Russ Dixon, Director of Corporate Marketing and Communications, Sunteck Transport Group (Aug/Sep 09)
In the most recent Annual Corporate Survey conducted by Area Development, proximity to major markets and proximity to suppliers were ranked 12th and 16th, respectively, in importance among the site selection factors. They were ranked below highway accessibility, labor costs, and corporate tax rates - but were ahead of availability of long-term financing, training programs, and raw materials availability.
We recognize that choosing the location for a new facility has become a complex, yet strategic, move that can equally spell success or failure for a company's business, especially when it comes to the placement of production plants and distribution centers. But none of the locations you may have under evaluation will be ideal if proximity to markets and suppliers isn't considered.
Three major factors weigh heavily in the proximity decision: Dispersion of markets and suppliers, transportation cost, and green initiatives.
Dispersion of Markets and Suppliers
Markets are recognized as where the finished goods are sold. If your company makes product that is sold universally, i.e., anywhere in the country or world, then locating a plant close to your customers is less important in the site selection decision. However, if your company makes product that is sold only regionally or even locally, then locating a plant close to your customers becomes more important in the location decision.
On the supply side, if your company receives raw materials and components from vendors around the country, and even around the world, then locating a plant close to those suppliers is less important in the selection of a new site. However, if the majority of your suppliers are already - or could be - located within a defined radius, e.g., an area of 250-400 miles, then locating your plant closer to your suppliers will be more important.
Once you perform an analysis of this dispersion, you're unlikely to find a situation where you can satisfy both proximity issues simultaneously in your location decision. Every cost reduction you find by moving closer to markets will probably be offset to some extent by the cost of being further away from suppliers - and vice versa.
As a function of logistics, transportation can be a significant factor in the cost of goods sold, and thus is an important consideration in the site selection decision. Depending upon the industry and products, it can be as little as 5-10 percent of the cost or as much as 30-40 percent.
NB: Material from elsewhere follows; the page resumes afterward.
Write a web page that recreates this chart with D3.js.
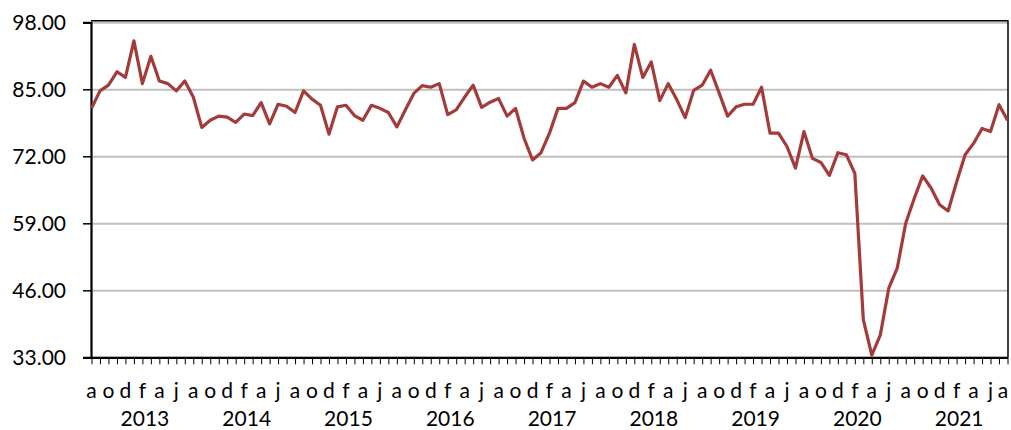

Transportation cost is a variable function of time, distance, size, mode, and fuel cost.
The longer the distance, the less restrictive the pick-up and delivery, the larger the shipment size, the more common the mode of transportation, and the lower the cost of fuel, the less it will cost per mile to move freight from point A to point B. Conversely, the shorter the distance, the more restrictive the pick-up and delivery, the smaller the shipment size, the more unique the mode of transportation, and the higher the cost of fuel, the more it will cost per mile to move freight from point A to point B.
Time - Here are some questions to consider in the time equation: Are your shipments going directly to manufacture, to retail, or to be placed in inventory elsewhere in the supply chain? Are they in support of any just-in-time operations, which will dictate the pick-up and delivery parameters? The answers to these questions will also drive the mode of transportation that will be needed.
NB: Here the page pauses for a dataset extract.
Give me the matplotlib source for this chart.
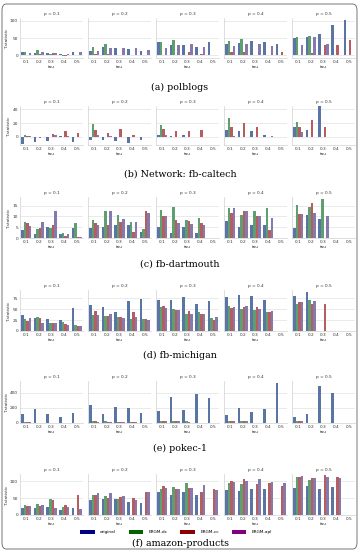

Distance - The length of haul between the points of origin and destination are a big part of the transportation cost. A shipment generally moving 1,500 miles will travel at less cost per mile than a shipment moving 500 miles. This also impacts the time element. A good rule of thumb is to add one day for every 250 miles from point A to point B.
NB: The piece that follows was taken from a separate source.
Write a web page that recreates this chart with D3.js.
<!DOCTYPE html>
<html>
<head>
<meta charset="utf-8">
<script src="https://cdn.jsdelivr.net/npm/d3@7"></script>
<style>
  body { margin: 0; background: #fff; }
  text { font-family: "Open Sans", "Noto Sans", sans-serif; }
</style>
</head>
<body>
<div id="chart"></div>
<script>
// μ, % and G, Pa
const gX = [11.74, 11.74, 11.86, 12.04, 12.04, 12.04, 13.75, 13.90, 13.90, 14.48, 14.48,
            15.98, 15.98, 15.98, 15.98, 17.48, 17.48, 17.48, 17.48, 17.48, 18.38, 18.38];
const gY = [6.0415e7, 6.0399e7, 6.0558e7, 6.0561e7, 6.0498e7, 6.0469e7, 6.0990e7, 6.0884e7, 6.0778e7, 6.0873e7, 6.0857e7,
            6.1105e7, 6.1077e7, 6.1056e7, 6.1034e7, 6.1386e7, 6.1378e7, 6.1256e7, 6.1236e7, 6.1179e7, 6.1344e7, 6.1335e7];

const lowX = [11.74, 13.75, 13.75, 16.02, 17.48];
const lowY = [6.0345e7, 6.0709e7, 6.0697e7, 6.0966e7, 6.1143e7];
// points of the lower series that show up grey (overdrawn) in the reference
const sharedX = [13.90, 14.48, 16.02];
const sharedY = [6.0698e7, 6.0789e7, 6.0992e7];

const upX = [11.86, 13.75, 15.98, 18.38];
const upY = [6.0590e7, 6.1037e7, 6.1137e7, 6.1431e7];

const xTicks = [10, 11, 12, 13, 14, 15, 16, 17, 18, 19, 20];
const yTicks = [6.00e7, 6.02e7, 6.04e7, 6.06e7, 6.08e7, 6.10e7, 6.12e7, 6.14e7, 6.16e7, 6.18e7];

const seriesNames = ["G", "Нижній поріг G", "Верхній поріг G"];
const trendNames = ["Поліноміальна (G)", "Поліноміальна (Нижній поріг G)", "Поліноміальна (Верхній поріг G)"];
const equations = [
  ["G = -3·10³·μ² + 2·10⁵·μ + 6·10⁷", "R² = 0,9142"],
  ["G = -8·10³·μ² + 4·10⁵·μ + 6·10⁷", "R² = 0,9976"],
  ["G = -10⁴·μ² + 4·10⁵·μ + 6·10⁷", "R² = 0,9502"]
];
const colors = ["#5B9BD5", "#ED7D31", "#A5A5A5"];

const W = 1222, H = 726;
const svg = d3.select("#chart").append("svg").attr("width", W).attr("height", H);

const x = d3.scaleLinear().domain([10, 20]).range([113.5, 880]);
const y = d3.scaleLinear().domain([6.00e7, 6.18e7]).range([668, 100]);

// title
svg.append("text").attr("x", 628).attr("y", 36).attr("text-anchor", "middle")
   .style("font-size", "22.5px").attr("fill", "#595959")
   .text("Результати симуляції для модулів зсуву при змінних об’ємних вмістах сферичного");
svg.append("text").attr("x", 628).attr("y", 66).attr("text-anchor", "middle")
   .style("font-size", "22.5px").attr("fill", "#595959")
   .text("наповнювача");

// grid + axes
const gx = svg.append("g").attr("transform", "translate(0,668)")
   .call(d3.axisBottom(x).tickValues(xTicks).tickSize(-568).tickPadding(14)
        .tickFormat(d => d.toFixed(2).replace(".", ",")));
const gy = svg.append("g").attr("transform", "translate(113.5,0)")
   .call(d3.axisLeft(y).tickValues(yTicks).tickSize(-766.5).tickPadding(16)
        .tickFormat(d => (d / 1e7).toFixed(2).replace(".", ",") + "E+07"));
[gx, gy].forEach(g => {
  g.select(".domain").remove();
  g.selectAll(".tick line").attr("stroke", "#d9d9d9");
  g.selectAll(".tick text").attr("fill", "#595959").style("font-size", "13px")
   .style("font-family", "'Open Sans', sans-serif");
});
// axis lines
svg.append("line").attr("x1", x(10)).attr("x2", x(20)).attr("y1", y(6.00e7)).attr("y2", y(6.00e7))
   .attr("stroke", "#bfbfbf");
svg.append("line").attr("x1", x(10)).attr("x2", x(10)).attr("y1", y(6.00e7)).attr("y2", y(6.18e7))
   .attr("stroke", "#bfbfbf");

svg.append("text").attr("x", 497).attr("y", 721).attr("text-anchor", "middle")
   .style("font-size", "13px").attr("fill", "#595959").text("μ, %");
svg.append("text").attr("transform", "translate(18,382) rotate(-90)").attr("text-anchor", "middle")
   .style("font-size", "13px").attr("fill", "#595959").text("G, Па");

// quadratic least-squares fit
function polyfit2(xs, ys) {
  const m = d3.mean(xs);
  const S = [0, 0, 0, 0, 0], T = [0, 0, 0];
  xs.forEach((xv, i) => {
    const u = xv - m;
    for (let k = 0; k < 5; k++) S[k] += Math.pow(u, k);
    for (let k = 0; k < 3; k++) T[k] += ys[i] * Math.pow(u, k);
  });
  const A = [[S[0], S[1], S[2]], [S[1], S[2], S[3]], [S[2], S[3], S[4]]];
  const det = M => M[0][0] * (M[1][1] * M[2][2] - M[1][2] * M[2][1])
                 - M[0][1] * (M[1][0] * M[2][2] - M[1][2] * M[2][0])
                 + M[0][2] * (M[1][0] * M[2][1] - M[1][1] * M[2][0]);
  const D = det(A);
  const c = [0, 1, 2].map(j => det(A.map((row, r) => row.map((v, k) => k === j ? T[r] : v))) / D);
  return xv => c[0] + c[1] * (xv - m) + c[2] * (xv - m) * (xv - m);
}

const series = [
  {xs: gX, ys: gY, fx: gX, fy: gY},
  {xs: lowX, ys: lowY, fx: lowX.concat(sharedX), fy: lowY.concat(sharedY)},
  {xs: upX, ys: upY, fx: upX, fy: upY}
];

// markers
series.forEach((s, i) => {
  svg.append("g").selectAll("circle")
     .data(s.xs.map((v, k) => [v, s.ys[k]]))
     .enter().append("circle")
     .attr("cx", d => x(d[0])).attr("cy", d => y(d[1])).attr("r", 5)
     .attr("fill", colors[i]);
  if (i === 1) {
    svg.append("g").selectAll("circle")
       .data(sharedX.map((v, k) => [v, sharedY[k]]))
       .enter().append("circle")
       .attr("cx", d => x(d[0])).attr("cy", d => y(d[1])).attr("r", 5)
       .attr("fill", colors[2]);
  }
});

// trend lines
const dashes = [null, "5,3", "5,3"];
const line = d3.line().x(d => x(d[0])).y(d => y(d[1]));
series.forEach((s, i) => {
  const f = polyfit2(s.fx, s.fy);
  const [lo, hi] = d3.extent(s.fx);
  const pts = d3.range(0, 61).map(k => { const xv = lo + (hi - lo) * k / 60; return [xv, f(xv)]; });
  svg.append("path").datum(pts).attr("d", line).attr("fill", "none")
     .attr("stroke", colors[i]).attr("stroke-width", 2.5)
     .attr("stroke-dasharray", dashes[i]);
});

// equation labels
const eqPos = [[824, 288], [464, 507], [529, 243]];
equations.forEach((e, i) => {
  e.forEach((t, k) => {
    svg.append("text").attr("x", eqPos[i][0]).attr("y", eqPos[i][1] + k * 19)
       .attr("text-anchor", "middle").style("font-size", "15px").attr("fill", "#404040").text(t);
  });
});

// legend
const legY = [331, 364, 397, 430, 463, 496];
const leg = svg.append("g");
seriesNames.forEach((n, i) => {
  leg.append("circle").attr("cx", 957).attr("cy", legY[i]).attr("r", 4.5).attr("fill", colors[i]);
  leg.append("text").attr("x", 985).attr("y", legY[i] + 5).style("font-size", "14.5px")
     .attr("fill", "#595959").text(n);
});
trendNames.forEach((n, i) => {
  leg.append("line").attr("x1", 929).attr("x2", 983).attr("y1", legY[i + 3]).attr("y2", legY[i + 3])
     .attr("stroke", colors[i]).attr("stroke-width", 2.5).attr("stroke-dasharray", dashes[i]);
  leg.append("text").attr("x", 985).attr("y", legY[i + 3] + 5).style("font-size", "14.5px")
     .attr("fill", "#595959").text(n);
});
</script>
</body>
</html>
Size - For purposes of this example, we'll stick with domestic surface transportation. If a shipment weighs less than 10,000 pounds and only occupies part of a trailer, it is likely to be a less-than-truckload (LTL) shipment that will be moved by a regular-route, network-based LTL carrier. Network means there may be multiple transfer points depending on how far the freight moves. If the shipment weighs more than 10,000 pounds (and less than 40,000-45,000 pounds) or occupies the majority or all of a trailer, it is likely to be a full truckload (TL) shipment that will be moved by an irregular route TL carrier.
Mode - LTL, TL, dry van, refrigerated van, and flatbed shipments will move over-the-road. Some over-the-road shipments can also move as intermodal via the rails. Bulk shipments can also be moved on the rails via boxcar. The options are many regarding the mode of transportation that can be selected. Also a function of a time, intermodal is generally slower than truck.
Fuel Cost - Over the past year, the cost of fuel has played an increasingly important role in the cost of transportation. In July 2008, the retail price for diesel peaked at about $4.75 per gallon. And just nine months later, it reached a pre-2007 low of $2.00 per gallon. To recover the additional cost of fuel, carriers will impose a fuel surcharge, often as a percentage of the revenue on the freight bill. Fuel surcharges are negotiated between the carrier and the shipper, but most seem to use $1.10 a gallon as the base point. The fuel surcharge for diesel at $4.75 would be much higher than at $2.00. In some cases, the cost of moving the freight could nearly double. Trucking surcharges are generally higher than intermodal surcharges.